▶ **AIM OF THE TASK**: Starting with the first line of the listing, quote each line exactly until and including the one with "rotate=#5] (#1) at", leaving pictures out.

▶ **SUPPLIED DATA**:
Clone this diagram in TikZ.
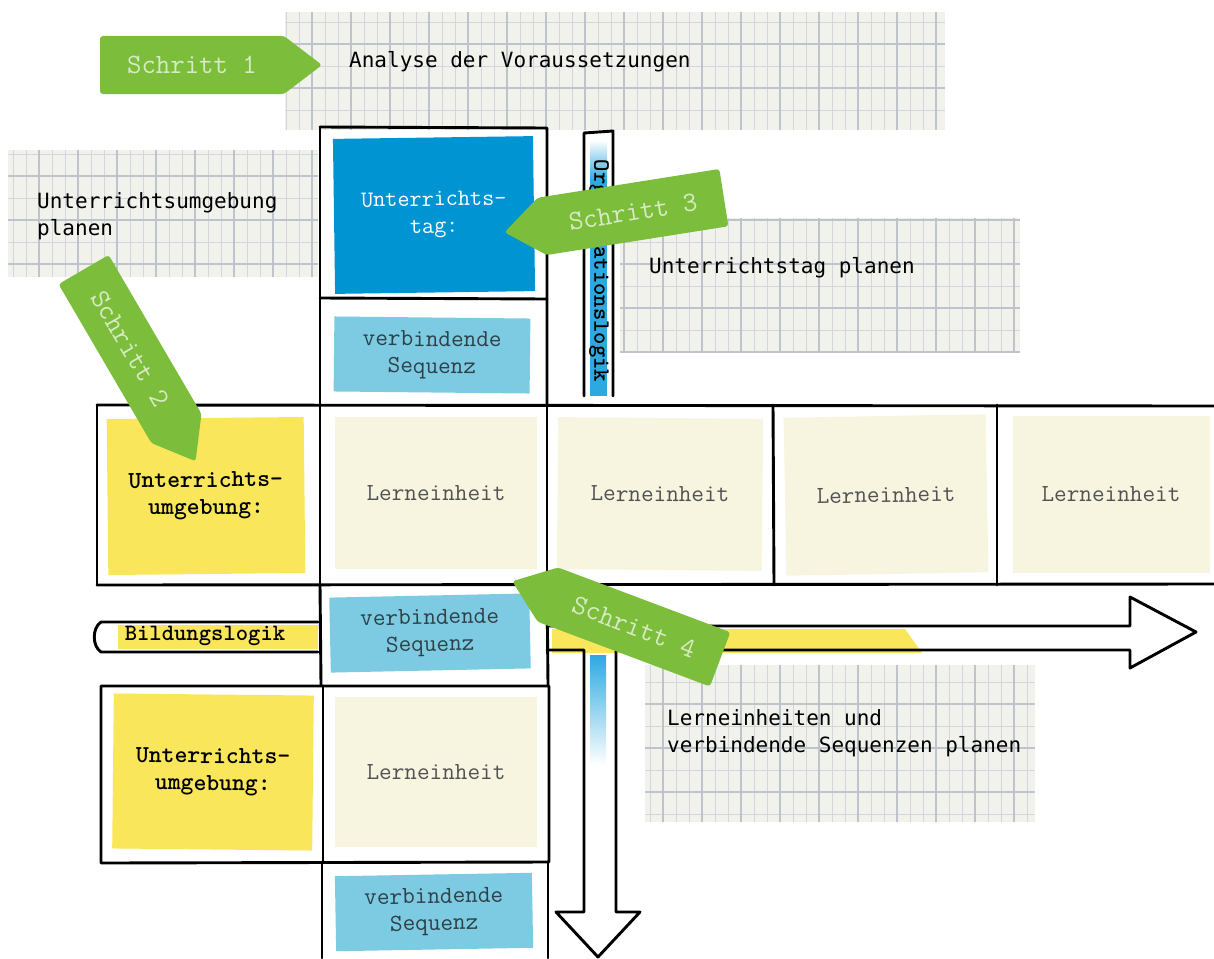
\documentclass[tikz,border=0pt]{standalone}
\usepackage{fontspec}
\newfontfamily\labelfont{DejaVu Sans Mono}
\definecolor{schrittgreen}{HTML}{7CBD3C}
\definecolor{schritttext}{HTML}{D6EBC2}
\definecolor{tagblue}{HTML}{0094D2}
\definecolor{seqblue}{HTML}{7DCBE2}
\definecolor{umgyellow}{HTML}{FAE65A}
\definecolor{lecream}{HTML}{F7F5E0}
\definecolor{stripeblue}{HTML}{2DA9E1}
\definecolor{paper}{HTML}{F2F2ED}
\definecolor{gridgray}{HTML}{D3D6DC}
\definecolor{gridgrayb}{HTML}{BFC3CB}
\definecolor{seqtext}{HTML}{2E4048}

\newcommand{\paperpatch}[4]{%
  \begin{scope}
    \clip (#1,#2) rectangle (#3,#4);
    \fill[paper] (#1,#2) rectangle (#3,#4);
    \draw[gridfine] (#1,#2) grid[xstep=13pt,ystep=22pt] (#3,#4);
    \draw[gridbold] (#1,#2) grid[xstep=39pt,ystep=44pt] (#3,#4);
  \end{scope}}

\newcommand{\schrittpfeil}[6]{%
  \begin{scope}[shift={(#2,#3)}, rotate=#4]
    \fill[schrittgreen, rounded corners=3pt] (-92,-29) -- (92,-29) -- (130,0) -- (92,29) -- (-92,29) -- cycle;
  \end{scope}
  \node[schrittlabel, rotate=#5] (#1) at (#2,#3) {#6};}

\begin{document}
\begin{tikzpicture}[x=1pt,y=-1pt,
  hand/.style={line width=2.9pt, line join=round, line cap=round, draw=black},
  gridfine/.style={draw=gridgray, line width=0.9pt},
  gridbold/.style={draw=gridgrayb, line width=1.1pt},
  sheet/.style={draw=none, inner sep=0pt, outer sep=0pt, align=center,
    font=\ttfamily\fontsize{24.5}{27}\selectfont},
  tagbox/.style={sheet, fill=tagblue, text=white, minimum width=200pt, minimum height=155pt,
    font=\ttfamily\fontsize{23.5}{27}\selectfont},
  seqbox/.style={sheet, fill=seqblue, text=seqtext, minimum width=196pt, minimum height=75pt},
  umgbox/.style={sheet, fill=umgyellow, text=black, minimum width=197pt, minimum height=156pt,
    font=\ttfamily\bfseries\fontsize{24.5}{27}\selectfont},
  lernbox/.style={sheet, fill=lecream, text=black!68, minimum width=202pt, minimum height=152pt},
  planlabel/.style={font=\labelfont\fontsize{21}{27.5}\selectfont, text=black, align=left, anchor=west, inner sep=0pt},
  schrittlabel/.style={font=\ttfamily\fontsize{28}{30}\selectfont, text=schritttext, inner sep=0pt},
  logiklabel/.style={font=\ttfamily\bfseries\fontsize{23.5}{26}\selectfont, text=black, inner sep=0pt}
]
\useasboundingbox (0,0) rectangle (1214,958);
\fill[white] (0,0) rectangle (1214,958);

% graph paper patches
\paperpatch{285}{12}{945}{130}
\paperpatch{8}{150}{318}{277}
\paperpatch{620}{218}{1020}{352}
\paperpatch{645}{665}{1035}{822}

% planning labels
\node[planlabel] (analyse) at (349,62) {Analyse der Voraussetzungen};
\node[planlabel] (umgplan) at (37,216) {Unterrichtsumgebung\\planen};
\node[planlabel] (tagplan) at (649,268) {Unterrichtstag planen};
\node[planlabel] (lernplan) at (667,733) {Lerneinheiten und\\verbindende Sequenzen planen};

% coloured sheets
\node[tagbox, rotate=0.8] (tag) at (434,215) {Unterrichts-\\tag:};
\node[seqbox, rotate=-0.6] (seq1) at (432,355) {verbindende\\Sequenz};
\node[umgbox, rotate=0.6] (umg1) at (206,496) {Unterrichts-\\umgebung:};
\node[lernbox] (le1) at (436,493) {Lerneinheit};
\node[lernbox, minimum width=205pt, rotate=-0.5] (le2) at (660,494) {Lerneinheit};
\node[lernbox, minimum height=158pt, rotate=1] (le3) at (886,495) {Lerneinheit};
\node[lernbox, minimum width=197pt, minimum height=157pt] (le4) at (1111,494) {Lerneinheit};
\node[seqbox, minimum width=200pt, rotate=1.2] (seq2) at (430,633) {verbindende\\Sequenz};
\node[umgbox, minimum width=200pt, minimum height=155pt, rotate=-0.6] (umg2) at (213,772) {Unterrichts-\\umgebung:};
\node[lernbox, minimum height=150pt] (le5) at (436,772) {Lerneinheit};
\node[seqbox, minimum width=197pt, rotate=1] (seq3) at (434,912) {verbindende\\Sequenz};

% table lines
\draw[hand] (320,127) -- (547,128) -- (547,405);
\draw[hand] (320,127) -- (320,405);
\draw[hand] (320,298) -- (547,299);
\draw[hand] (97,405) -- (1214,406);
\draw[hand] (97,585) -- (1214,584);
\draw[hand] (97,405) -- (97,585);
\draw[hand] (320,405) -- (320,585);
\draw[hand] (547,405) -- (547,585);
\draw[hand] (773,405) -- (774,585);
\draw[hand] (997,405) -- (997,585);
\draw[hand] (320,585) -- (321,685);
\draw[hand] (547,585) -- (548,685);
\draw[hand] (101,686) -- (549,686) -- (549,862) -- (101,863) -- cycle;
\draw[hand] (323,686) -- (323,862);
\draw[hand] (322,862) -- (322,958);
\draw[hand] (548,862) -- (548,958);

% Organisationslogik bar
\shade[top color=white, bottom color=stripeblue] (590,140) rectangle (607,180);
\fill[stripeblue] (590,180) rectangle (607,396);
\draw[hand] (584,396) -- (584,133) -- (613,131) -- (613,396);
\node[logiklabel, rotate=-90] (orglogik) at (599,271) {Organisationslogik};

% Bildungslogik bar (left part)
\fill[umgyellow] (118,625) rectangle (318,649);
\draw[hand] (318,622) -- (101,622) .. controls (92,628) and (92,646) .. (101,652) -- (318,652);
\node[logiklabel] (bildlogik) at (205,636) {Bildungslogik};

% arrows continuing right and down
\fill[umgyellow] (552,629) -- (905,629) -- (922,653) -- (552,653) -- cycle;
\shade[top color=stripeblue, bottom color=white] (590,655) rectangle (606,765);
\draw[hand] (547,626) -- (1130,626) -- (1130,597) -- (1196,632) -- (1130,668) -- (1130,650)
  -- (616,650) -- (616,912) -- (640,912) -- (598,957) -- (556,912) -- (584,912) -- (584,650) -- (547,650);

% Schritt arrows
\schrittpfeil{s1}{192}{65}{0}{0}{Schritt 1}
\schrittpfeil{s2}{130}{349}{-59.7}{-59.7}{Schritt 2}
\schrittpfeil{s3}{633}{212}{189}{9}{Schritt 3}
\schrittpfeil{s4}{634}{627}{159.4}{-21}{Schritt 4}
\end{tikzpicture}
\end{document}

▶ **ANSWER TO THIS PROBLEM**:
Clone this diagram in TikZ.
\documentclass[tikz,border=0pt]{standalone}
\usepackage{fontspec}
\newfontfamily\labelfont{DejaVu Sans Mono}
\definecolor{schrittgreen}{HTML}{7CBD3C}
\definecolor{schritttext}{HTML}{D6EBC2}
\definecolor{tagblue}{HTML}{0094D2}
\definecolor{seqblue}{HTML}{7DCBE2}
\definecolor{umgyellow}{HTML}{FAE65A}
\definecolor{lecream}{HTML}{F7F5E0}
\definecolor{stripeblue}{HTML}{2DA9E1}
\definecolor{paper}{HTML}{F2F2ED}
\definecolor{gridgray}{HTML}{D3D6DC}
\definecolor{gridgrayb}{HTML}{BFC3CB}
\definecolor{seqtext}{HTML}{2E4048}

\newcommand{\paperpatch}[4]{%
  \begin{scope}
    \clip (#1,#2) rectangle (#3,#4);
    \fill[paper] (#1,#2) rectangle (#3,#4);
    \draw[gridfine] (#1,#2) grid[xstep=13pt,ystep=22pt] (#3,#4);
    \draw[gridbold] (#1,#2) grid[xstep=39pt,ystep=44pt] (#3,#4);
  \end{scope}}

\newcommand{\schrittpfeil}[6]{%
  \begin{scope}[shift={(#2,#3)}, rotate=#4]
    \fill[schrittgreen, rounded corners=3pt] (-92,-29) -- (92,-29) -- (130,0) -- (92,29) -- (-92,29) -- cycle;
  \end{scope}
  \node[schrittlabel, rotate=#5] (#1) at (#2,#3) {#6};}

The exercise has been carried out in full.